Well it now turns out that falling prices are even worse than rising prices. If prices keep on falling then consumers will put off buying goods and services for as long as possible.
Why buy something today if you can buy it for less tomorrow? The result is an economic slump that can drag on for decades.
Anyone who thinks permanently falling prices are a good thing should look at Japan. It got stuck in a deflationary slump, from which it is only now emerging, for more than 20 years after the bubble economy burst in the early 1990s.
In fairness to ECB president Mario Draghi (left), he is only too aware of the dangers of deflation.
Ever since he took over as ECB boss more than three years ago he has been seeking to follow the example of both the Federal Reserve in the US and the Bank of England in the UK and inject money into the economy through bond purchases.

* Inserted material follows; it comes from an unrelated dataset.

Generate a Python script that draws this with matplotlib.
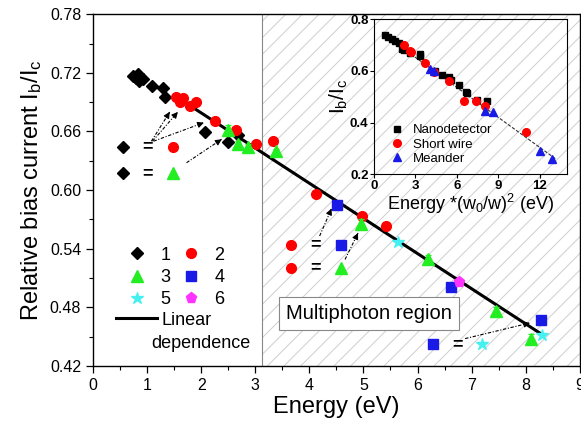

Unfortunately, Mr Draghi has been fought every inch of the way in his plans for ECB quantitative easing by the Germans.
Incredible though it seems, at a time of falling prices, the German representatives on the ECB's governing council are more concerned about the non-existent risk of inflation.
While yesterday's announcement represents considerable progress, the ECB's plans for quantitative easing are seriously flawed.
In order to overcome German objections, only 20pc of the €60bn monthly bond purchases will be undertaken by the ECB as a whole, with national central banks doing the rest.
The worry must be that, if an individual Eurozone member country got into difficulties, bond purchases by national central banks could make things worse rather than better.
In reality, I suspect that this danger is more apparent than real.
It would be very difficult, perhaps even impossible, for the ECB and the other national central banks to stand by and do nothing if a Eurozone central bank got into trouble through implementing a policy that had been agreed by all.
Far more real is the worry that the ECB has left it too late for quantitative easing to do much good.
While it worked in both the US and the UK, both countries' central banks resorted to aggressive bond-buying soon after the "Great Recession" first struck in 2008.
Through a combination of quantitative easing and interest rate cuts, the Fed and the Bank of England were able to nurse their economies back to respectable levels of growth.
Unfortunately, having already cut Eurozone interest rates to just 0.05pc, the ECB may have left it too late for quantitative easing.
With official ECB interest rates now as near zero as makes no difference, the Eurozone has only one shot left in its locker.
Mario Draghi must hope that ECB bond buying will be sufficient to do in the Eurozone what it took a combination of bond buying and rate cuts to do in Britain and the United States.
Could we be looking at a self-fulfilling prophecy as the Germans point to their failure to kick-start Eurozone economic growth, as an excuse to prematurely pull the plug on ECB quantitative easing?
Even if things don't get quite so bad the risk must be that - even if they don't do any harm - by having been delayed for so long ECB bond purchases won't do much good either.